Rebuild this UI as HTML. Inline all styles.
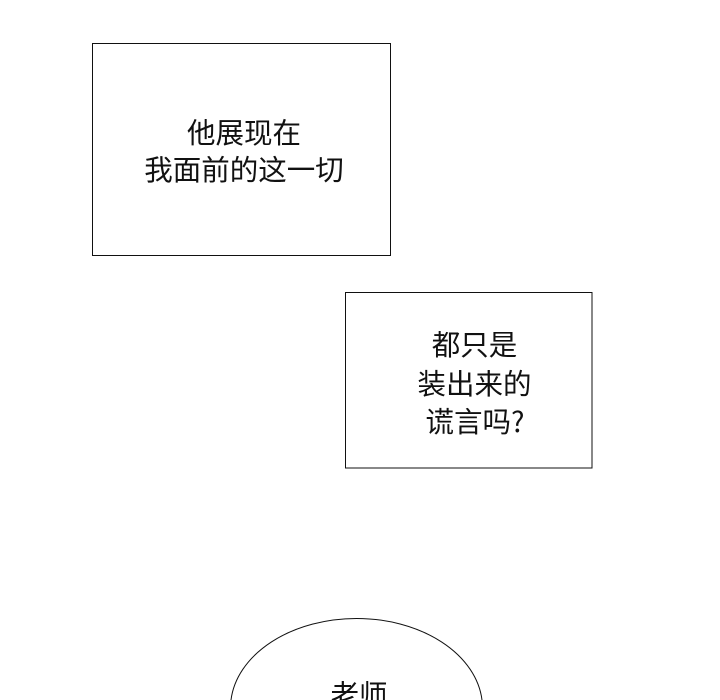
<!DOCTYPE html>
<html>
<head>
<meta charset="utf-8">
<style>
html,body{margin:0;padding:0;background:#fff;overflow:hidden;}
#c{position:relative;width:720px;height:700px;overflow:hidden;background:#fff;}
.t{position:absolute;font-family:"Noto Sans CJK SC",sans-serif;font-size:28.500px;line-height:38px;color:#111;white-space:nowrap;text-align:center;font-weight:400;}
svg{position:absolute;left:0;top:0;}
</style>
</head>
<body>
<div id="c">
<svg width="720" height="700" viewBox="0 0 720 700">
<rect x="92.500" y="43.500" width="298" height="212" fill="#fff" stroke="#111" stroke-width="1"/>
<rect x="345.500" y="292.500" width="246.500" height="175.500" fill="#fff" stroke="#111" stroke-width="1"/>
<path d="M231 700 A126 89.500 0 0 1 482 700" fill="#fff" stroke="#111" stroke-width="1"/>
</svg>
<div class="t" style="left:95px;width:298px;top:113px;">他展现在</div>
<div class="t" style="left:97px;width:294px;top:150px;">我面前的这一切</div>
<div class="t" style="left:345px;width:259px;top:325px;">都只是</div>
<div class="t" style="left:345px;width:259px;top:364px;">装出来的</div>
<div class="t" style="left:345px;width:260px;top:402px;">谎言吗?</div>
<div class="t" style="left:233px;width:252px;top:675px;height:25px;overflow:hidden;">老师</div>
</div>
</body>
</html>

· · ·

Request: Omit every picture, then repeat the remaining data exactly as it appears above.

Answer to the problem:
Rebuild this UI as HTML. Inline all styles.
<!DOCTYPE html>
<html>
<head>
<meta charset="utf-8">
<style>
html,body{margin:0;padding:0;background:#fff;overflow:hidden;}
#c{position:relative;width:720px;height:700px;overflow:hidden;background:#fff;}
.t{position:absolute;font-family:"Noto Sans CJK SC",sans-serif;font-size:28.500px;line-height:38px;color:#111;white-space:nowrap;text-align:center;font-weight:400;}
svg{position:absolute;left:0;top:0;}
</style>
</head>
<body>
<div id="c">
<svg width="720" height="700" viewBox="0 0 720 700">
<rect x="92.500" y="43.500" width="298" height="212" fill="#fff" stroke="#111" stroke-width="1"/>
<rect x="345.500" y="292.500" width="246.500" height="175.500" fill="#fff" stroke="#111" stroke-width="1"/>
<path d="M231 700 A126 89.500 0 0 1 482 700" fill="#fff" stroke="#111" stroke-width="1"/>
</svg>
<div class="t" style="left:95px;width:298px;top:113px;">他展现在</div>
<div class="t" style="left:97px;width:294px;top:150px;">我面前的这一切</div>
<div class="t" style="left:345px;width:259px;top:325px;">都只是</div>
<div class="t" style="left:345px;width:259px;top:364px;">装出来的</div>
<div class="t" style="left:345px;width:260px;top:402px;">谎言吗?</div>
<div class="t" style="left:233px;width:252px;top:675px;height:25px;overflow:hidden;">老师</div>
</div>
</body>
</html>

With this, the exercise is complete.